* _DATA ROWS_:

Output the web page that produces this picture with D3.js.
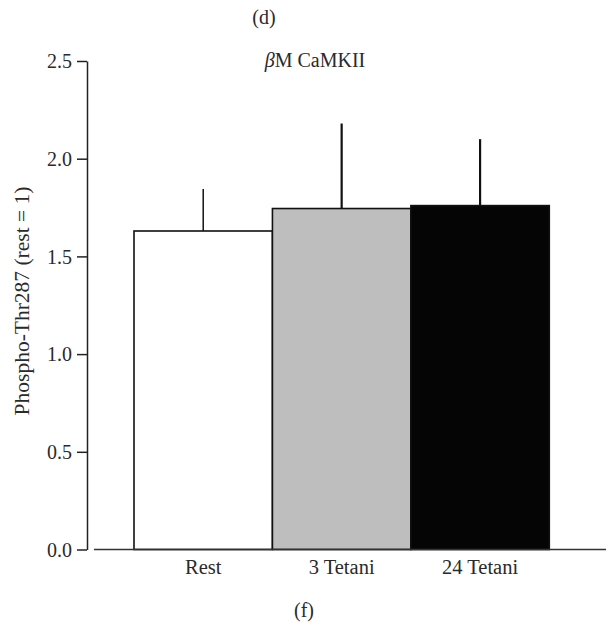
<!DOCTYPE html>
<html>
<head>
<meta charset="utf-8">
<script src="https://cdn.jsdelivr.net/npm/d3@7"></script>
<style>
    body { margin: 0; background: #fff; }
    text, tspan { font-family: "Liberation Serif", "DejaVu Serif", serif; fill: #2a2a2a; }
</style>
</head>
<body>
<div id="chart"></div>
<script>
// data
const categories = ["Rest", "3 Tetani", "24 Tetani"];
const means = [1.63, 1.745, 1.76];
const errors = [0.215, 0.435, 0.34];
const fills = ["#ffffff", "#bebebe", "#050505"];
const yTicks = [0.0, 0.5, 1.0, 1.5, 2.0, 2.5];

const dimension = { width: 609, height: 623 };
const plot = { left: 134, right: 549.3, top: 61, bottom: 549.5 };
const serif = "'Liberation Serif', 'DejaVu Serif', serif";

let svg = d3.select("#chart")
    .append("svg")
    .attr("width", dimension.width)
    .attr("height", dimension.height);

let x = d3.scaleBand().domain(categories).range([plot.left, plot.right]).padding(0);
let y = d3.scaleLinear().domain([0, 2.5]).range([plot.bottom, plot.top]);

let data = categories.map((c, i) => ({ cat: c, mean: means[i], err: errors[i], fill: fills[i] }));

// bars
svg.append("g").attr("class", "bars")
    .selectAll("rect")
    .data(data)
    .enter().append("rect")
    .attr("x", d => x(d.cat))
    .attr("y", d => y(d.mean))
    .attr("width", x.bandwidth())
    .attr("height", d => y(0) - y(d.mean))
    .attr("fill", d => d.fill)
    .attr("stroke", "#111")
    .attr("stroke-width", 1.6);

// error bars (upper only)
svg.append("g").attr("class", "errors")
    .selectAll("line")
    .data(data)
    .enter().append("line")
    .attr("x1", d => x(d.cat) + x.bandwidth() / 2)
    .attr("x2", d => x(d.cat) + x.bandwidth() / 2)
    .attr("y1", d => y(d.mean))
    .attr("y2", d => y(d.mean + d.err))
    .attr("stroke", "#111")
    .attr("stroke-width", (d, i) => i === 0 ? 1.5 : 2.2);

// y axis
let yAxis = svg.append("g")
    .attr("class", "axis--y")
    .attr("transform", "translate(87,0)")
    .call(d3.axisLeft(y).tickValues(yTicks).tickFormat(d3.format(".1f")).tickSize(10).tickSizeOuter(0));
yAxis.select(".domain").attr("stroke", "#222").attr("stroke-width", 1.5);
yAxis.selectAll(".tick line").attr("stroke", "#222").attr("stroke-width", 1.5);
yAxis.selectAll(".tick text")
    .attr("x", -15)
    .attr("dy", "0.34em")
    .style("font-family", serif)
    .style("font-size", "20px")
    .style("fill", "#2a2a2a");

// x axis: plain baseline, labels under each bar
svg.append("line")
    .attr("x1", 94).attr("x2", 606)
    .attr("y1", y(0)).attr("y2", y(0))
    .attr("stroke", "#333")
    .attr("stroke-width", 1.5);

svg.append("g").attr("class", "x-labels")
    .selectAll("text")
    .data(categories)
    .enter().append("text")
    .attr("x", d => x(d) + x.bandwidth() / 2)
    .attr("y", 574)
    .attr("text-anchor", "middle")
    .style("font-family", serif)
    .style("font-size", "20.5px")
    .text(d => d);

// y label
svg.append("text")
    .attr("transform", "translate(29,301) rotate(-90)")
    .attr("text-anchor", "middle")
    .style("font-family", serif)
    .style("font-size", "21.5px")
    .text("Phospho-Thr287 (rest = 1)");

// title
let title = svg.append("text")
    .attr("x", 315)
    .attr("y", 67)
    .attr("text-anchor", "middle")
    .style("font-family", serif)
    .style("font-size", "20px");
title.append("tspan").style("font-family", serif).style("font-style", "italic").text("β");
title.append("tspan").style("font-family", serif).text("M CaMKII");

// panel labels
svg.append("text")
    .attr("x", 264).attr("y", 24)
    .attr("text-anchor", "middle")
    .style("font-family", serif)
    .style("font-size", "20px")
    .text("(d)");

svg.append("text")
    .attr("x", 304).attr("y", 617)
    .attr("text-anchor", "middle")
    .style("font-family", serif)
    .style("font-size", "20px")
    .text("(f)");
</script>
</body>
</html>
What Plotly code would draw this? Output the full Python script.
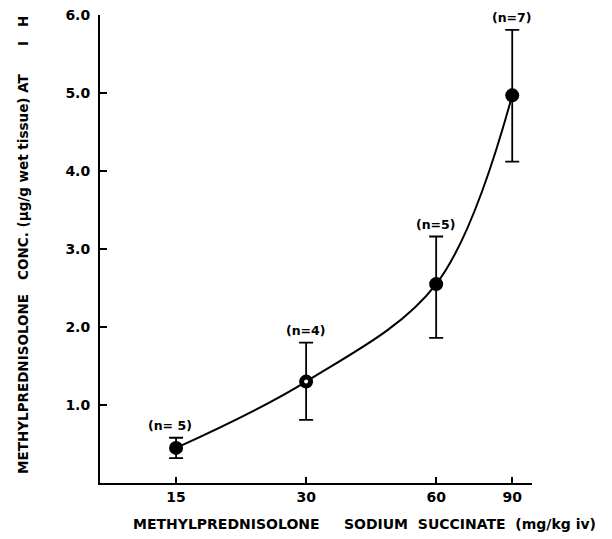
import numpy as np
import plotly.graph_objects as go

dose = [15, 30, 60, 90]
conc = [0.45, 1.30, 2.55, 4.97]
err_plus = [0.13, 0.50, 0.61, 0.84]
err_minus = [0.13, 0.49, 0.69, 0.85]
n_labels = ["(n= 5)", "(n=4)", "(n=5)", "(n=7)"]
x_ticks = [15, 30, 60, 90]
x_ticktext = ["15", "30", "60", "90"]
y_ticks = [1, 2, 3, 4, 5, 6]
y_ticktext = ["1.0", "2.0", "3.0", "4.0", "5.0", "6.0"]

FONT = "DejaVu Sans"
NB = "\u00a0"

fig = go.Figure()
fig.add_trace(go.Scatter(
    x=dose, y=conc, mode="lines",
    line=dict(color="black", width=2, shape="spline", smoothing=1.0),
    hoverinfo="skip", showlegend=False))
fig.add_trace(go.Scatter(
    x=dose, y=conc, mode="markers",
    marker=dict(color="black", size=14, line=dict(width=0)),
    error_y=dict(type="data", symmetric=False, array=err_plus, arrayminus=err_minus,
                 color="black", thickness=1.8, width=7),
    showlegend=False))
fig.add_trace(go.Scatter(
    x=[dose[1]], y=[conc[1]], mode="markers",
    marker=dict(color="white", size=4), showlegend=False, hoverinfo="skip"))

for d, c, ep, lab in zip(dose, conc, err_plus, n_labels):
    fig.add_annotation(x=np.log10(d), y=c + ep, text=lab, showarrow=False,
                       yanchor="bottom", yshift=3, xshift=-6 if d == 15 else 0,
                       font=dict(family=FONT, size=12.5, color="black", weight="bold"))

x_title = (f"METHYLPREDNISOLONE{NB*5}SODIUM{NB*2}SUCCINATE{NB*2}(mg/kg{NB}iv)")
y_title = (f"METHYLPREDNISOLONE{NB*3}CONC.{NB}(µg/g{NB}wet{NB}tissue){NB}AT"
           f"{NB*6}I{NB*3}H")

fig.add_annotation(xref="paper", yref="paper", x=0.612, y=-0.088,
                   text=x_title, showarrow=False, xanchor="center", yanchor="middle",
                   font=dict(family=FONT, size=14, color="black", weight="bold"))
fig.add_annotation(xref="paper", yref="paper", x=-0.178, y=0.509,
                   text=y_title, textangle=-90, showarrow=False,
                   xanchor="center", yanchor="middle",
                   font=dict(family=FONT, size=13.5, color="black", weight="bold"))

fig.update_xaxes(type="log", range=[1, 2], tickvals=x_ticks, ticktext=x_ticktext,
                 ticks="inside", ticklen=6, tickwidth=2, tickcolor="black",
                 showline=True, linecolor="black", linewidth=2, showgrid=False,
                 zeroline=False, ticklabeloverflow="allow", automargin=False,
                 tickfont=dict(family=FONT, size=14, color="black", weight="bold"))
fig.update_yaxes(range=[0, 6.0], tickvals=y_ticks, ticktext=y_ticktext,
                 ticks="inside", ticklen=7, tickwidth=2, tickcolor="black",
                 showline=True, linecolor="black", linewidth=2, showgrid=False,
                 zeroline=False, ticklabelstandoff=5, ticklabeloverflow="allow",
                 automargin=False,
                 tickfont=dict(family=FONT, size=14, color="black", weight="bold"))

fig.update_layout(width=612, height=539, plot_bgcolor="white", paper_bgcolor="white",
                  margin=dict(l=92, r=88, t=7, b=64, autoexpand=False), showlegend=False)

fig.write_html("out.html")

* _EXERCISE_:
Emit the lines of the material exactly, from its first line to the line containing "let data = categories.map((c, i)", inclusive; leave every picture out.

* _WORKED SOLUTION_:
Output the web page that produces this picture with D3.js.
<!DOCTYPE html>
<html>
<head>
<meta charset="utf-8">
<script src="https://cdn.jsdelivr.net/npm/d3@7"></script>
<style>
    body { margin: 0; background: #fff; }
    text, tspan { font-family: "Liberation Serif", "DejaVu Serif", serif; fill: #2a2a2a; }
</style>
</head>
<body>
<div id="chart"></div>
<script>
// data
const categories = ["Rest", "3 Tetani", "24 Tetani"];
const means = [1.63, 1.745, 1.76];
const errors = [0.215, 0.435, 0.34];
const fills = ["#ffffff", "#bebebe", "#050505"];
const yTicks = [0.0, 0.5, 1.0, 1.5, 2.0, 2.5];

const dimension = { width: 609, height: 623 };
const plot = { left: 134, right: 549.3, top: 61, bottom: 549.5 };
const serif = "'Liberation Serif', 'DejaVu Serif', serif";

let svg = d3.select("#chart")
    .append("svg")
    .attr("width", dimension.width)
    .attr("height", dimension.height);

let x = d3.scaleBand().domain(categories).range([plot.left, plot.right]).padding(0);
let y = d3.scaleLinear().domain([0, 2.5]).range([plot.bottom, plot.top]);

let data = categories.map((c, i) => ({ cat: c, mean: means[i], err: errors[i], fill: fills[i] }));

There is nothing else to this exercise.